While cycling on a paved Crown Point bike path in August 2012, Ana Martins collided with tandem riders Richard and Diana Hill. The Hills sued Martins asserting negligence and claiming they suffered injuries from the crash, to which Martins responded with a counterclaim asserting the same thing.
Through attorney Richard K. Shoultz, Martins offered to settle for $100,000, and counsel for the Hills said they would accept the offer “as long as everyone dismisses and everything is over.” But when Martins was immediately unavailable to confirm to dismiss her counterclaim, the Hills filed a Motion to Enforce Unconditionally Accepted Qualified Settlement Offer.
The Lake Superior Court granted the motion, ordering the case be settled within 30 days, including the filing of a stipulated dismissal of the Hills’ claim and Martins’ counterclaim with prejudice.
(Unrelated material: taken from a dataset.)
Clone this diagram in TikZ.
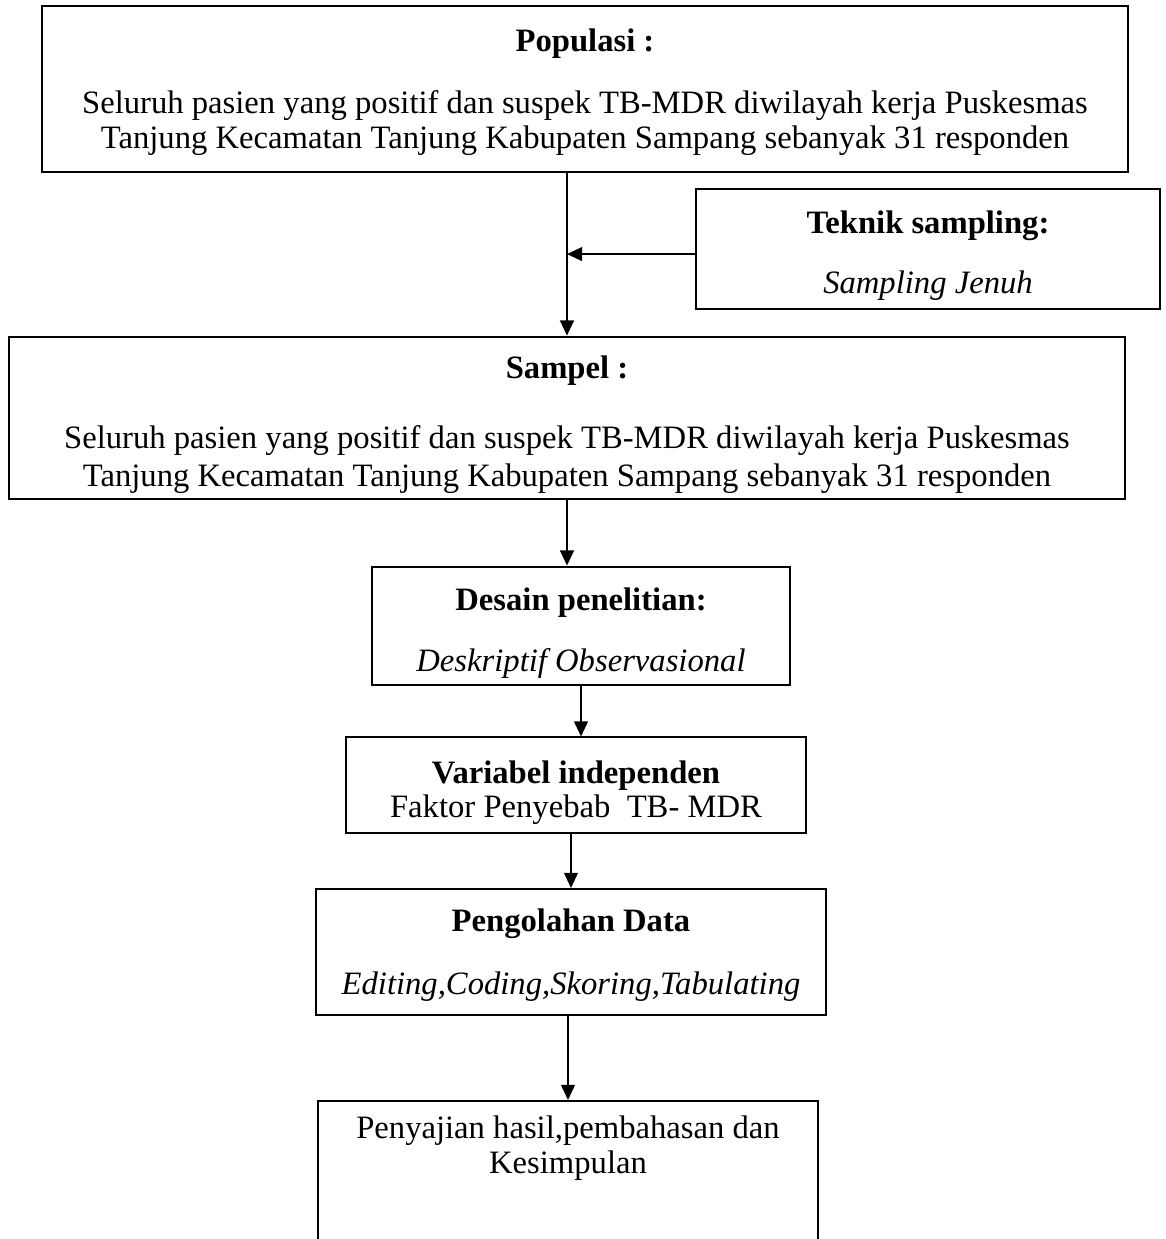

However, Martins argued on appeal that the trial court erred in determining the parties had negotiated a valid settlement agreement and ordering that it be implemented. The Indiana Court of Appeals agreed Wednesday in Ana Martins v. Richard Hill and Diana Hill, 18A-CT-2740
“A close review of the plain language of the parties’ communications reveals that there was no mutual assent and no contract was formed. Attorney Shoultz’s letter discussed the Hills’ claims and Martins’ defenses but omitted any mention of Martins’ counterclaim. In addition, the letter emphasized the release and dismissal of the Hills’ claims against Martins, with no mention of the release and dismissal of her counterclaim,” Senior Judge John Sharpnack wrote for the panel.
“The Hills argue that Attorney Shoultz’s offer necessarily included Martins’ counterclaim because Indiana Code section 34-50-1-3 requires that a qualified settlement offer ‘must resolve all claims and defenses … between the offeror and the recipient.’ Nevertheless, the counterclaim was not included in Shoultz’s offer. As a result, we must conclude that the offer failed to meet the requirements for a qualified settlement offer,” Sharpnack wrote.
The COA further found that the Hills’ response did not qualify as an acceptance, but was rather a counteroffer due to the addition of the term: “as long as everyone dismisses and everything is over.” The appellate court added that the responses indicated that the negotiations were not at an end, when it asked Martins to “please confirm” that everyone was “dismiss[ing].”
Therefore, the appellate court reversed and remanded the case after concluding that the parties failed to agree upon a contractual settlement of the case under the Qualified Settlement Offer statutes, or otherwise, and that the trial court erred in granting the Hills’ motion.